• _Job_
Write out exactly the lines from the line with "Write a component" through the line with "XAxis, YAxis, Legend", including both, and nothing more.

• _Records_
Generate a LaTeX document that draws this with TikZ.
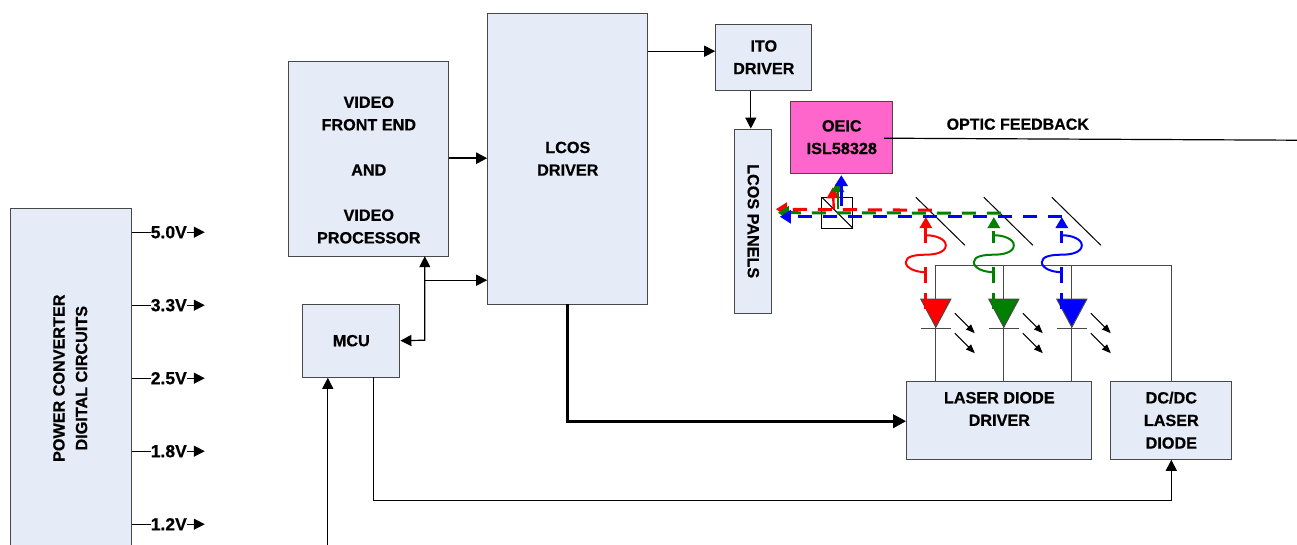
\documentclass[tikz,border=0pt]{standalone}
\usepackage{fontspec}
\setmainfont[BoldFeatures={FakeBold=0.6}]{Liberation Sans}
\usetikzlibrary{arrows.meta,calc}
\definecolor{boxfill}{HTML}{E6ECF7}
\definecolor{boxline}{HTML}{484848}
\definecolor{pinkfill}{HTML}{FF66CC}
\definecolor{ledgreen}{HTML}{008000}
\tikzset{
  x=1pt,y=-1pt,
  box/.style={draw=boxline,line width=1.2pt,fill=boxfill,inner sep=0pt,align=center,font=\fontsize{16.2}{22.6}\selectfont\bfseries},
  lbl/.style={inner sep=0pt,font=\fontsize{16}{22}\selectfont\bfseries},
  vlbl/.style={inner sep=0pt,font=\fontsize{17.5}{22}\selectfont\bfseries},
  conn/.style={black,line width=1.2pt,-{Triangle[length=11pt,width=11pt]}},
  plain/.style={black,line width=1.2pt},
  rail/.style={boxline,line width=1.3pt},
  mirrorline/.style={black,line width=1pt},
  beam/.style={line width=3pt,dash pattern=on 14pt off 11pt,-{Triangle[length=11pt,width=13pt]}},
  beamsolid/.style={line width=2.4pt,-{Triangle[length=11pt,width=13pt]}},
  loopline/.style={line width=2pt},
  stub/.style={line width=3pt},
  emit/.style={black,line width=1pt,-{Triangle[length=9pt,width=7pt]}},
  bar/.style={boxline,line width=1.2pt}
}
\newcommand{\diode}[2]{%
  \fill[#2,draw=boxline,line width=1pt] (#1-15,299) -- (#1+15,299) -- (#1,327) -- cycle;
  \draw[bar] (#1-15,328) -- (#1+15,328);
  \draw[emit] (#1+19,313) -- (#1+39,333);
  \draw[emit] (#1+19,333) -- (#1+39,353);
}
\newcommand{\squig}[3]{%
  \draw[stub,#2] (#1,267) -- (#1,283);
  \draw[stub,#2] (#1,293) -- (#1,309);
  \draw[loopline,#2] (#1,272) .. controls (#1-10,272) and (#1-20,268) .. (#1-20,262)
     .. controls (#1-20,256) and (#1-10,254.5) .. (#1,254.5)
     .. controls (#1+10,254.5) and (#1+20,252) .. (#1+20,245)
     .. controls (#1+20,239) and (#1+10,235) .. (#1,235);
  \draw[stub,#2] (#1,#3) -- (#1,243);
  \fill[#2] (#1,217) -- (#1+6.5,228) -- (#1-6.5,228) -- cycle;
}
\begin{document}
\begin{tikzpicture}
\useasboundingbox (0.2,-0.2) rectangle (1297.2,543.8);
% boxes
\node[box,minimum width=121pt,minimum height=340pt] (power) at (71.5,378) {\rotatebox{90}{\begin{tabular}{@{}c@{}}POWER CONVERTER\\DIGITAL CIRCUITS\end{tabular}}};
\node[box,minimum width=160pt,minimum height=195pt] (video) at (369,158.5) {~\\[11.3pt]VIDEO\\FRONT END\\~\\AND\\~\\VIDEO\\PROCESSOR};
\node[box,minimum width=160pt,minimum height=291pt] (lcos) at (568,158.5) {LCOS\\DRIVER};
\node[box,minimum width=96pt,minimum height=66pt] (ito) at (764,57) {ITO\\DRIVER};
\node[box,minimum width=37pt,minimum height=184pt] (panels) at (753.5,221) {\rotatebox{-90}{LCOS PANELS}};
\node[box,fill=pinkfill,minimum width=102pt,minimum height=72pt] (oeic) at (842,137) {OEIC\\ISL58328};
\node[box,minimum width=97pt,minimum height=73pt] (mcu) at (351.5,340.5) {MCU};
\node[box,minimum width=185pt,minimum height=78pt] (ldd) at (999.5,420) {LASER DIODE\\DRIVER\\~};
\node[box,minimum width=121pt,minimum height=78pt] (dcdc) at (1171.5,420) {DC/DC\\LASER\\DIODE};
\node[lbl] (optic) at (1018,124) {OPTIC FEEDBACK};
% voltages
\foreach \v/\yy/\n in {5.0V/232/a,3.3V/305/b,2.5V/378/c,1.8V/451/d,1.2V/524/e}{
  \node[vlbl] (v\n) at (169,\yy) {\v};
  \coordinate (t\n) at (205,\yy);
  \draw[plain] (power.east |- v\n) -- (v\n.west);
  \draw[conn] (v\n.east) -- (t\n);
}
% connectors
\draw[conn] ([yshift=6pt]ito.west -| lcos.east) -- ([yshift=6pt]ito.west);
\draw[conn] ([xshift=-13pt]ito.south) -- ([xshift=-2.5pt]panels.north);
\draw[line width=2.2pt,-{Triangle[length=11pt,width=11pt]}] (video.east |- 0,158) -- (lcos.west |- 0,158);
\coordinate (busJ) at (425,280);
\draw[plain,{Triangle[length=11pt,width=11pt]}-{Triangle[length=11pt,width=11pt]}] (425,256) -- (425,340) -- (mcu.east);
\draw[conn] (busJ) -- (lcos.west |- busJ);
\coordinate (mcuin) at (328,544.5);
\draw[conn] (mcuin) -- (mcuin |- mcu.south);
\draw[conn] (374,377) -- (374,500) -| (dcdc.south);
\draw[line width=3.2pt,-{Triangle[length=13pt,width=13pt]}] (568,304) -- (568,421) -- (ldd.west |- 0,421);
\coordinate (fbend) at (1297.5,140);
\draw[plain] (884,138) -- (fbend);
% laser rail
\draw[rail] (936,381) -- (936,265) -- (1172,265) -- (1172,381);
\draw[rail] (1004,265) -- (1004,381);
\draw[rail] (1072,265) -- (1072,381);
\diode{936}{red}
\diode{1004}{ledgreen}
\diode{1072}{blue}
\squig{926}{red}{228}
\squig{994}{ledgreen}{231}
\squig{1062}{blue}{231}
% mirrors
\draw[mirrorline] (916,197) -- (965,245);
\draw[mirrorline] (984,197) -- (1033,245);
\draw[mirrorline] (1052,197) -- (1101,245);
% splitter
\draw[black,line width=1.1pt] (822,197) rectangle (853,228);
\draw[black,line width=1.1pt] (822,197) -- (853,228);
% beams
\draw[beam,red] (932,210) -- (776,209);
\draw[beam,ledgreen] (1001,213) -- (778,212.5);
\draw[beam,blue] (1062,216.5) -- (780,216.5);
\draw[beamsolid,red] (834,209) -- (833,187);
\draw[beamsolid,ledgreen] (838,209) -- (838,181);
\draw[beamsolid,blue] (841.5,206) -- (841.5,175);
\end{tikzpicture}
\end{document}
--
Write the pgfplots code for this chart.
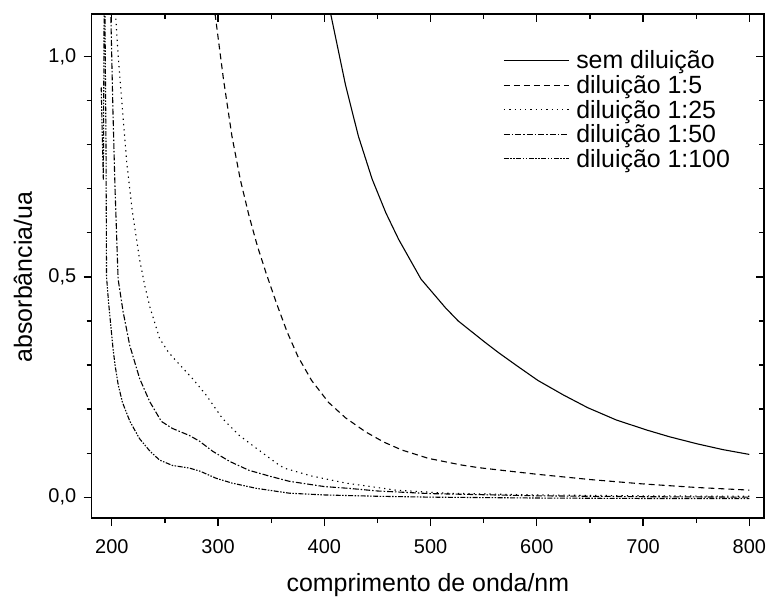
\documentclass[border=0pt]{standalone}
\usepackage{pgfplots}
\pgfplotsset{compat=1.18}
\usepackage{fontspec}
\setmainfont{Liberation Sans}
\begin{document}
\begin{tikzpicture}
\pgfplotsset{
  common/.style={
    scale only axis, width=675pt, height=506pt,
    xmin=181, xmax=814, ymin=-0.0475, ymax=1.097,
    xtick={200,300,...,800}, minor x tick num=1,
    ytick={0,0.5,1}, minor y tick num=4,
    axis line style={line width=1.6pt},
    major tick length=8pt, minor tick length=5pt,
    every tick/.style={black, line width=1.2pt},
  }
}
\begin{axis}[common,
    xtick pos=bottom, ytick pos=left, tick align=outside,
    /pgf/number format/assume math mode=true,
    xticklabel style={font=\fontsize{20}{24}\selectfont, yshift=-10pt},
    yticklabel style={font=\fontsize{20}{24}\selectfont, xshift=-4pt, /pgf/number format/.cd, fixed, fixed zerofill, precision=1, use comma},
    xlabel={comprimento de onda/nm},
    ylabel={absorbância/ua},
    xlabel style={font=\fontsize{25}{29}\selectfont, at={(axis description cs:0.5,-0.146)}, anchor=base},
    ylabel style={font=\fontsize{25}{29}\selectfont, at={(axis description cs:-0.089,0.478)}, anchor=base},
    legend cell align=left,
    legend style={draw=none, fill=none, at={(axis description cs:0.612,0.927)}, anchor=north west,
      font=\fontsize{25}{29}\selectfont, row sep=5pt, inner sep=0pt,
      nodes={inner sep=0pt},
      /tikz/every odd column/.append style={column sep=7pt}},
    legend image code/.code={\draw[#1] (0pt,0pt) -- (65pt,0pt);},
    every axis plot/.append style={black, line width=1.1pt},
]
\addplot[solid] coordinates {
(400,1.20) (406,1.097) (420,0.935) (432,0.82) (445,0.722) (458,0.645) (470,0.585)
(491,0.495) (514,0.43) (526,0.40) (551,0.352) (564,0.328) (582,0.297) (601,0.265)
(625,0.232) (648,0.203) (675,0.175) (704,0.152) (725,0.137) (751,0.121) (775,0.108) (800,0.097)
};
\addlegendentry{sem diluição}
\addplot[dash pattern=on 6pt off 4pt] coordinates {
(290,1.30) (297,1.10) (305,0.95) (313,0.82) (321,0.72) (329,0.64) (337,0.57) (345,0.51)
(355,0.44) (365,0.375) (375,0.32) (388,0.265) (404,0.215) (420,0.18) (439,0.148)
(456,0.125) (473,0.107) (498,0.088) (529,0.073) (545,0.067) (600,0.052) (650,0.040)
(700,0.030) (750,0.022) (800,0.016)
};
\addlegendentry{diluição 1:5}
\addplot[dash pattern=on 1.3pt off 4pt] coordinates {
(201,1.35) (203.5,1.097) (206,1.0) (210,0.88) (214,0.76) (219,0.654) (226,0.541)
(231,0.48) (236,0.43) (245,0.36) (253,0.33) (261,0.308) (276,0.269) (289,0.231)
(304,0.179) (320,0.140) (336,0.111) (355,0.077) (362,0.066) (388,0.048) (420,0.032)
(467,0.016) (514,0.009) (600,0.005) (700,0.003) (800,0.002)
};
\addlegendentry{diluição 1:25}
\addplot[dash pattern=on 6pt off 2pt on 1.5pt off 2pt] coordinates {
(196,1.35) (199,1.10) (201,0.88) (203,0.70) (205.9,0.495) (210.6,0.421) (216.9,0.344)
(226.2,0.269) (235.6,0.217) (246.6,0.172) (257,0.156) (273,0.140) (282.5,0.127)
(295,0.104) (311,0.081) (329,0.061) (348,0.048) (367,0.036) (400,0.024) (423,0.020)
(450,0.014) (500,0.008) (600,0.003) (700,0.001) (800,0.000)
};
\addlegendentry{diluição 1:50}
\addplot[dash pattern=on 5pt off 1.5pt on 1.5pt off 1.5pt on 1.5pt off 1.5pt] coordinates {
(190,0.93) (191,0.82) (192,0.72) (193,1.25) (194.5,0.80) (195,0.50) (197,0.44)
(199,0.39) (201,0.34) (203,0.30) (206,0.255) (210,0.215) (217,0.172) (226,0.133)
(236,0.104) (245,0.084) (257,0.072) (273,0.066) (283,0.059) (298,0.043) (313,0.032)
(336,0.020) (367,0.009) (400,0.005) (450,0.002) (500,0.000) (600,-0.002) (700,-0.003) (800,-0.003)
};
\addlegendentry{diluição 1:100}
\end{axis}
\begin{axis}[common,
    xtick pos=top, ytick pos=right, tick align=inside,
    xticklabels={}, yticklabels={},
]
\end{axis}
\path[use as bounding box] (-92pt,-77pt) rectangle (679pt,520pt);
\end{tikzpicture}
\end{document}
...
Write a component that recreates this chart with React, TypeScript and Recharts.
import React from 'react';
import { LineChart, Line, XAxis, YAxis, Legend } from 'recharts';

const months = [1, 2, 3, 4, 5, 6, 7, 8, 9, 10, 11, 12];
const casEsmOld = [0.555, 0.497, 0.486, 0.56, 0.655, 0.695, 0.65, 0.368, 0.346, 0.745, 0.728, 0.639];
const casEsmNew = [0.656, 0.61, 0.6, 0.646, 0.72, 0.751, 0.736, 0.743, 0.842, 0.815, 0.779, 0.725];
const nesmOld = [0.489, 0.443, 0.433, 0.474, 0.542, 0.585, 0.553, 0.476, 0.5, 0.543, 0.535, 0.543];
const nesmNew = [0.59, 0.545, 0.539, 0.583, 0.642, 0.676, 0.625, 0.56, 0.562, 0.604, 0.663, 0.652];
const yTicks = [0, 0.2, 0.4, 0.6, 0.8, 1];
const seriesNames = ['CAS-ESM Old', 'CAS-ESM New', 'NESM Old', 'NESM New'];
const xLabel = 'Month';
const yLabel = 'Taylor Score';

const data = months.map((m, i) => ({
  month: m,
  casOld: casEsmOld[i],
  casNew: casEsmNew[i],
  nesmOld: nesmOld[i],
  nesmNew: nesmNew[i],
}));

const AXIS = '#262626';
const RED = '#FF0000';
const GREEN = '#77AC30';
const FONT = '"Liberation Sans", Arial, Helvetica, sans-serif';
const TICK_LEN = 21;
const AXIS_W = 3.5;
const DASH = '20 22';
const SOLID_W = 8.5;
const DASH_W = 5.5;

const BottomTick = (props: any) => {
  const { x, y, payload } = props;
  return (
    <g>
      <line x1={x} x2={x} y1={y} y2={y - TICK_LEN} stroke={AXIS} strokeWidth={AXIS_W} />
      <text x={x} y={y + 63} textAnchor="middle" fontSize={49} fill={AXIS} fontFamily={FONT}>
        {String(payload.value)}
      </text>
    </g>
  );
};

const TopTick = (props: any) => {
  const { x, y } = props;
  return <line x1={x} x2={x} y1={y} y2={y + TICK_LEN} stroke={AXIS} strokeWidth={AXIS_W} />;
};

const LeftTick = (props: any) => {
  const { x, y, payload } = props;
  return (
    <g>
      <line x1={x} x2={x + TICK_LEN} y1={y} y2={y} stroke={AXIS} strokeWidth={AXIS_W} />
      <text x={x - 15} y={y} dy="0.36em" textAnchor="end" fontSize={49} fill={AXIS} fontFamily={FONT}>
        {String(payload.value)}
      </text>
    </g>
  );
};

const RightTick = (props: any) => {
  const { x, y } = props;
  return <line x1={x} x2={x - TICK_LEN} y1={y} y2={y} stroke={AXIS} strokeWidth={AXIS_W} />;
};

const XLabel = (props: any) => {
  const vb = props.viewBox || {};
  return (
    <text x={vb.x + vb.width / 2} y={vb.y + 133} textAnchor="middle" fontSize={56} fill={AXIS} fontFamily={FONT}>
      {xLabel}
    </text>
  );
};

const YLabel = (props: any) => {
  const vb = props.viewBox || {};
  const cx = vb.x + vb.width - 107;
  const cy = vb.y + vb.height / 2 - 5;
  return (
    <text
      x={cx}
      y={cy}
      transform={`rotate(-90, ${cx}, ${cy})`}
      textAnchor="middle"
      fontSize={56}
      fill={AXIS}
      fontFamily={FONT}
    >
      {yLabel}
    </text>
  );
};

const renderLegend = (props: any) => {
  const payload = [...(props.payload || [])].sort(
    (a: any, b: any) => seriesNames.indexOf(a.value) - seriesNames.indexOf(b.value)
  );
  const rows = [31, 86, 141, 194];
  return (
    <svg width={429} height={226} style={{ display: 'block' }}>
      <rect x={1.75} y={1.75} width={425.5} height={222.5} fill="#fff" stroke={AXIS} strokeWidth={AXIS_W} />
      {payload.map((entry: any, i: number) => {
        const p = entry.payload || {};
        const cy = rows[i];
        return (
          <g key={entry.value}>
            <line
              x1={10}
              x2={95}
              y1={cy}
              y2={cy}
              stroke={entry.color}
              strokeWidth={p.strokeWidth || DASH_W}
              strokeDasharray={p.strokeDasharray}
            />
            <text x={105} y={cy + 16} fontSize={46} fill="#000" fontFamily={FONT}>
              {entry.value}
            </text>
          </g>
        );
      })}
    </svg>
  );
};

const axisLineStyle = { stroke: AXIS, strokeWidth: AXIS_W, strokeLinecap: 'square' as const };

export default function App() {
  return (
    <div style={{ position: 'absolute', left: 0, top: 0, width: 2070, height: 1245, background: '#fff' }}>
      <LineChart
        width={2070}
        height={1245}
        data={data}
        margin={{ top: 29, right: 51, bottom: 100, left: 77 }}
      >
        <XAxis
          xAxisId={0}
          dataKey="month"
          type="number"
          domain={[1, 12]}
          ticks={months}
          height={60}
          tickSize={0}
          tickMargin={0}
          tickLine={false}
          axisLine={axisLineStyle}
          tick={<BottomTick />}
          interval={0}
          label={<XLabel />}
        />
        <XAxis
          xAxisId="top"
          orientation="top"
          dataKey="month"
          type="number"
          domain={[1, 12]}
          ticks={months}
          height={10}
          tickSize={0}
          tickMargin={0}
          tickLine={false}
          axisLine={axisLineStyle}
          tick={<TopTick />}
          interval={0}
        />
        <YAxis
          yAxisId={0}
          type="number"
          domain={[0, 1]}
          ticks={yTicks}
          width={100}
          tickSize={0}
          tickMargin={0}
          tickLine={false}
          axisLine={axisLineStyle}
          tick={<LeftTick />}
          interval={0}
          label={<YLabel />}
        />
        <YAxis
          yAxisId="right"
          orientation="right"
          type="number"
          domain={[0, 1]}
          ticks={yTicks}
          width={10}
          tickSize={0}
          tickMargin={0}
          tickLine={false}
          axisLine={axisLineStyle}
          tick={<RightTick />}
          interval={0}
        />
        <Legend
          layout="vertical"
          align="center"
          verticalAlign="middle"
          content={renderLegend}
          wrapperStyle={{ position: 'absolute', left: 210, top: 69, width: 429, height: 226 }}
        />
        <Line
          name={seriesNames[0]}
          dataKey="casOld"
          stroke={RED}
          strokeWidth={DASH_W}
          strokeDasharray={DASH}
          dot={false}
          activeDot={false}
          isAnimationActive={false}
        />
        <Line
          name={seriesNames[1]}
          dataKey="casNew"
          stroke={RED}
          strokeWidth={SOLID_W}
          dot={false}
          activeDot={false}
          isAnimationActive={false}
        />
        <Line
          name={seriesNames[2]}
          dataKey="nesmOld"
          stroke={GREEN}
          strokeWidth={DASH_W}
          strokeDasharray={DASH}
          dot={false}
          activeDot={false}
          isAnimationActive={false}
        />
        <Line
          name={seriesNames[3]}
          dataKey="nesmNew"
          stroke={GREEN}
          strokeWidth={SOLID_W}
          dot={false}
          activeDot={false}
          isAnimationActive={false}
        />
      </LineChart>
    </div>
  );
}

• _Written solution_
Write a component that recreates this chart with React, TypeScript and Recharts.
import React from 'react';
import { LineChart, Line, XAxis, YAxis, Legend } from 'recharts';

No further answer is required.